Now, if you're talking about very thin black strips on the sides of a HD picture (half inch or less), then you're probably in an underscan situation. But I'd expect this to show up on all of the HD channels, not just CBS.


----------



## imthduke (Nov 6, 2004)

Mark Lamutt said:


> If you're wating KCBS-DT off of the 148 dish, I believe that you are seeing an upconverted SD 4x3 picture when you report this. They broadcast their SD upconverts in a 4x3 aspect ratio with black bars on each side of the image. If you watch it during the west coast's prime time, when they are showing a program in HD, the picture should fill the screen completely.
> 
> Now, if you're talking about very thin black strips on the sides of a HD picture (half inch or less), then you're probably in an underscan situation. But I'd expect this to show up on all of the HD channels, not just CBS.


Thanks for your speedy reply. I am watching CBS on the 61.5 bird out of NY. I think that I remember that the prime time football game did fill the screen. So are you saying that to expect the picture not to fill on non prime time broadcasts? Thanks.


----------



## Mark Lamutt (Mar 24, 2002)

That's right - only HD broadcasts will fill the screen, and currently the only regular HD broadcast that CBS does is The Young and the Restless (I think). All of their scripted comedies and dramas in primetime are HD, and some sporting events on the weekends are, but not all. CBS-HD off of 61.5 should have gray bars on the sides though, unless WCBS recently made a change from gray side bars to black ones.


----------



## imthduke (Nov 6, 2004)

Yes....that is exactly what I am getting. Gray bars. One other question. Will it harm a plasma set to view that screen for long periods, like burning into the screen? Thanks for taking time to help with this, you have been very helpful.


----------



## BobMurdoch (Apr 24, 2002)

I wouldn't want to test it and leave it on the screen for 12 hours with a Plasma TV but I have not had any issues with my CRT RPTV.


----------



## lujan (Feb 10, 2004)

imthduke said:


> Yes....that is exactly what I am getting. Gray bars. One other question. Will it harm a plasma set to view that screen for long periods, like burning into the screen? Thanks for taking time to help with this, you have been very helpful.


I've read that the only type of TV that does not have the burn-in problem are DLP TVs. It might also be possible that LCDs do not have this problem as well but I'm not sure?


----------



## tnsprin (Mar 16, 2003)

lujan said:


> I've read that the only type of TV that does not have the burn-in problem are DLP TVs. It might also be possible that LCDs do not have this problem as well but I'm not sure?

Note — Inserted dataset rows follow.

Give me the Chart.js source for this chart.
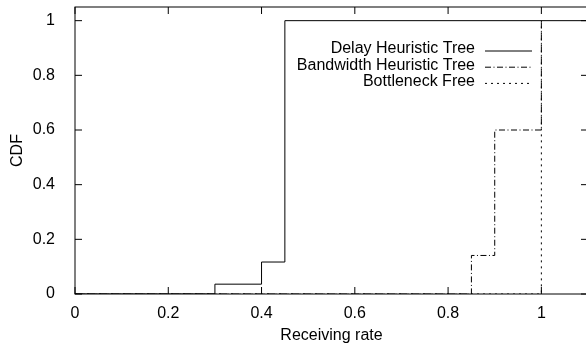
<!DOCTYPE html>
<html>
<head>
<meta charset="utf-8">
<script src="https://cdn.jsdelivr.net/npm/chart.js@4"></script>
<style>
  html, body { margin: 0; padding: 0; background: #fff; overflow: hidden; }
  #wrap { width: 586px; height: 345px; overflow: hidden; }
</style>
</head>
<body>
<div id="wrap"><canvas id="cdfChart" width="600" height="345"></canvas></div>
<script>
// Data (step CDFs)
const seriesNames = ['Delay Heuristic Tree', 'Bandwidth Heuristic Tree', 'Bottleneck Free'];
const delayX = [0, 0.3, 0.4, 0.45, 1.2];
const delayY = [0, 0.036, 0.117, 1, 1];
const bandwidthX = [0, 0.85, 0.9, 1.0];
const bandwidthY = [0, 0.141, 0.6, 1];
const freeX = [0, 1.0];
const freeY = [0, 1];

const xTicks = [0, 0.2, 0.4, 0.6, 0.8, 1];
const yTicks = [0, 0.2, 0.4, 0.6, 0.8, 1];

const FONT = '"Liberation Sans", Arial, Helvetica, sans-serif';

const toPoints = (xs, ys) => xs.map((x, i) => ({ x: x, y: ys[i] }));

// gnuplot-like frame with inward ticks on all four sides
const framePlugin = {
    id: 'frame',
    afterDatasetsDraw(chart) {
        const { ctx, chartArea: a, scales: { x, y } } = chart;
        ctx.save();
        ctx.strokeStyle = '#000';
        ctx.lineWidth = 1;
        ctx.setLineDash([]);
        ctx.strokeRect(a.left, a.top, a.right - a.left, a.bottom - a.top);
        ctx.beginPath();
        x.ticks.forEach(t => {
            const px = x.getPixelForValue(t.value);
            ctx.moveTo(px, a.bottom); ctx.lineTo(px, a.bottom - 7);
            ctx.moveTo(px, a.top); ctx.lineTo(px, a.top + 7);
        });
        y.ticks.forEach(t => {
            const py = y.getPixelForValue(t.value);
            ctx.moveTo(a.left, py); ctx.lineTo(a.left + 7, py);
            ctx.moveTo(a.right, py); ctx.lineTo(a.right - 7, py);
        });
        ctx.stroke();
        ctx.restore();
    }
};

// key drawn gnuplot style: right-aligned text, line sample to the right
const keyPlugin = {
    id: 'key',
    afterDraw(chart) {
        const ctx = chart.ctx;
        ctx.save();
        ctx.font = '16px ' + FONT;
        ctx.textAlign = 'right';
        ctx.textBaseline = 'middle';
        chart.data.datasets.forEach((ds, i) => {
            const yy = 49 + i * 16.2;
            ctx.fillStyle = '#000';
            ctx.fillText(ds.label, 475, yy);
            ctx.strokeStyle = ds.borderColor;
            ctx.lineWidth = 1;
            ctx.setLineDash(ds.borderDash || []);
            ctx.beginPath();
            ctx.moveTo(485, yy + 2);
            ctx.lineTo(532, yy + 2);
            ctx.stroke();
        });
        ctx.restore();
    }
};

new Chart(document.getElementById('cdfChart'), {
    type: 'line',
    data: {
        datasets: [
            { label: seriesNames[0], data: toPoints(delayX, delayY), borderColor: '#000', borderWidth: 1, borderDash: [], stepped: 'before' },
            { label: seriesNames[1], data: toPoints(bandwidthX, bandwidthY), borderColor: '#000', borderWidth: 1, borderDash: [6, 2.5, 1, 2.5], stepped: 'before' },
            { label: seriesNames[2], data: toPoints(freeX, freeY), borderColor: '#000', borderWidth: 1, borderDash: [2, 4], stepped: 'before' }
        ]
    },
    options: {
        responsive: false,
        animation: false,
        layout: { padding: { top: 7, right: 12, left: 0, bottom: 0 } },
        elements: { point: { radius: 0 }, line: { tension: 0, fill: false } },
        plugins: { legend: { display: false }, tooltip: { enabled: false } },
        scales: {
            x: {
                type: 'linear', min: 0, max: 1.1,
                afterBuildTicks: s => { s.ticks = xTicks.map(v => ({ value: v })); },
                afterFit: s => { s.height = 51; s.paddingLeft = 0; s.paddingRight = 0; },
                grid: { display: false },
                border: { display: false },
                ticks: { color: '#000', font: { family: FONT, size: 16 }, padding: 2, maxRotation: 0,
                         callback: v => String(v) },
                title: { display: true, text: 'Receiving rate', color: '#000', font: { family: FONT, size: 16 }, padding: { top: -6.5, bottom: 0 } }
            },
            y: {
                type: 'linear', min: 0, max: 1.05,
                afterBuildTicks: s => { s.ticks = yTicks.map(v => ({ value: v })); },
                afterFit: s => { s.width = 75; s.paddingTop = 0; s.paddingBottom = 0; },
                grid: { display: false },
                border: { display: false },
                ticks: { color: '#000', font: { family: FONT, size: 16 }, padding: 12,
                         callback: v => String(v) },
                title: { display: true, text: 'CDF', color: '#000', font: { family: FONT, size: 16 }, padding: { top: 7.5, bottom: 0 } }
            }
        }
    },
    plugins: [framePlugin, keyPlugin]
});
</script>
</body>
</html>
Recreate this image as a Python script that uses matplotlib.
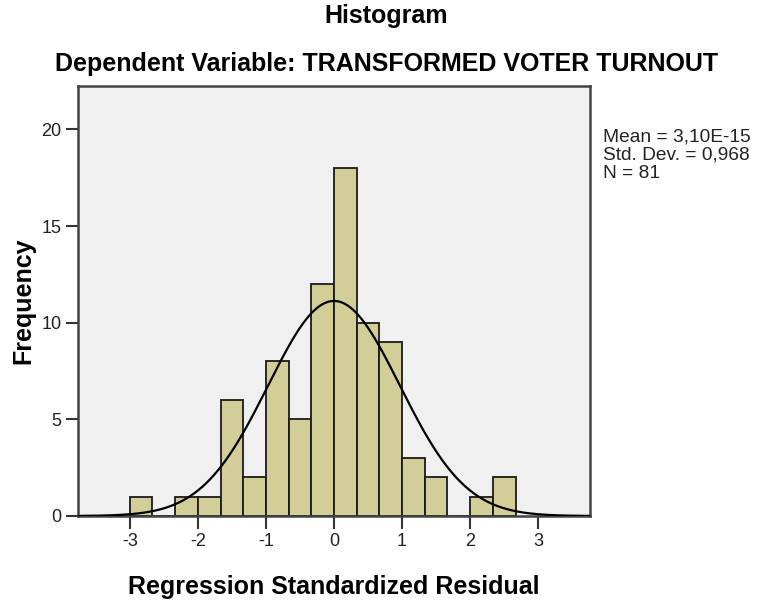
import numpy as np
import matplotlib
matplotlib.use("Agg")
import matplotlib.pyplot as plt

plt.rcParams['font.family'] = ['Liberation Sans', 'DejaVu Sans']

# --------------------------------
# DATA
# --------------------------------
bin_width = 1 / 3
bin_start = -3.0
counts = [1, 0, 1, 1, 6, 2, 8, 5, 12, 18, 10, 9, 3, 2, 0, 1, 2]

mean_val = 3.10e-15
std_dev = 0.968
n_obs = 81

x_ticks = [-3, -2, -1, 0, 1, 2, 3]
y_ticks = [0, 5, 10, 15, 20]

title_main = "Histogram"
title_sub = "Dependent Variable: TRANSFORMED VOTER TURNOUT"
x_label = "Regression Standardized Residual"
y_label = "Frequency"
stats_text = "Mean = 3,10E-15\nStd. Dev. = 0,968\nN = 81"

# --------------------------------
# PLOT
# --------------------------------
fig = plt.figure(figsize=(7.64, 6.0), dpi=100)
ax = fig.add_axes([78 / 764, 84 / 600, (590 - 78) / 764, (516 - 86) / 600])
ax.set_facecolor("#f0f0f0")

edges = bin_start + bin_width * np.arange(len(counts))
ax.bar(edges, counts, width=bin_width, align="edge",
       color="#d3ce98", edgecolor="#1a1a1a", linewidth=1.3, zorder=2)

# normal curve scaled to counts
xs = np.linspace(-3.76, 3.76, 400)
pdf = np.exp(-0.5 * ((xs - mean_val) / std_dev) ** 2) / (std_dev * np.sqrt(2 * np.pi))
ax.plot(xs, pdf * n_obs * bin_width, color="black", linewidth=1.6, zorder=3)

ax.set_xlim(-3.76, 3.76)
ax.set_ylim(0, 22.25)
ax.set_xticks(x_ticks)
ax.set_xticklabels([str(t) for t in x_ticks])
ax.set_yticks(y_ticks)
ax.tick_params(axis="both", direction="out", length=9, width=1.5,
               color="#333333", labelsize=13, labelcolor="#222222", pad=3)

for sp in ax.spines.values():
    sp.set_color("#444444")
    sp.set_linewidth(1.8)

ax.set_xlabel(x_label, fontsize=18, fontweight="bold", labelpad=18)
ax.set_ylabel(y_label, fontsize=18, fontweight="bold", labelpad=4.5)

fig.text(0.506, 1 - 16 / 600, title_main, ha="center", va="center",
         fontsize=18, fontweight="bold")
fig.text(0.506, 1 - 64 / 600, title_sub, ha="center", va="center",
         fontsize=18, fontweight="bold")

fig.text(603 / 764, 1 - 129 / 600, stats_text, ha="left", va="top",
         fontsize=13.8, linespacing=1.06, color="#222222")

fig.savefig("out.png", dpi=100, facecolor="white")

A few other types as well, e.g. LCOS, but most others do have problems with burn in. 
Plasma may be the worst
CRT may be next
LCD (not sure where they fall, may not have a problem, or may be worse then CR)
DLP and LCOS have no problem.


----------



## Mark Lamutt (Mar 24, 2002)

Yes, the gray bars will harm your plasma television over a long period of time. It will take longer to harm it than black bars would, but if you were to primarily watch a 4x3 picture with the gray sidebars over a period of months, you would definitely see the burn in (middle of the screen would be darker than the sides where the bars are).


----------



## chuckbernard (Aug 3, 2004)

tnsprin said:


> A few other types as well, e.g. LCOS, but most others do have problems with burn in.
> Plasma may be the worst
> CRT may be next
> LCD (not sure where they fall, may not have a problem, or may be worse then CR)
> DLP and LCOS have no problem.


No problem at all with LCD. That is one of their strong points 

It has taken about 5 years to have problems with my RPTV but I've tried to only use stretch mode as much as possible.

With the 921 your options are not as good since they don't have the partial zoom mode like the 6000 and others have. Will they ever add it??? Mark?

One other problem with the 921 is that if you turn on the gray bars there is STILL a small space of black between the gray bars and the video image! This is REALLY bad since you get a very bad black stripe doing the worst damage.

I thought that this was maybe a hardware limitation but the local OTA digital sub-channels don't have this problem. The main OTA digital 4x3 content has this problem. Note to programmers! Use the same code or settings so this dissappears.

Furthermore, I came across a bug with the 921 the other day which I will report in the other section later when I have the time.

I came home the other day and the 4x3 SD content was MUCH narrower on the screen than usual. The stretch mode didn't fill the screen either. Gray bars were still on the side when selecting that mode but the black zone between the gray bars and the video was very wide.

I rebooted but it was just the same! I tried the HD stations (HBO) went through the different aspect modes and there was no problem. I went back to the SD channels and the problem was gone. Very strange.

After seeing these things it is clear that they should fix the software problem and get rid of the black zone between gray bars and video.


----------



## SimpleSimon (Jan 15, 2004)

The black bar inside the gray bars problem has been known about for several months.

Given the rate of bug fix coming down the pike, I don't expect that one or most of the other bugs to be fixed.


----------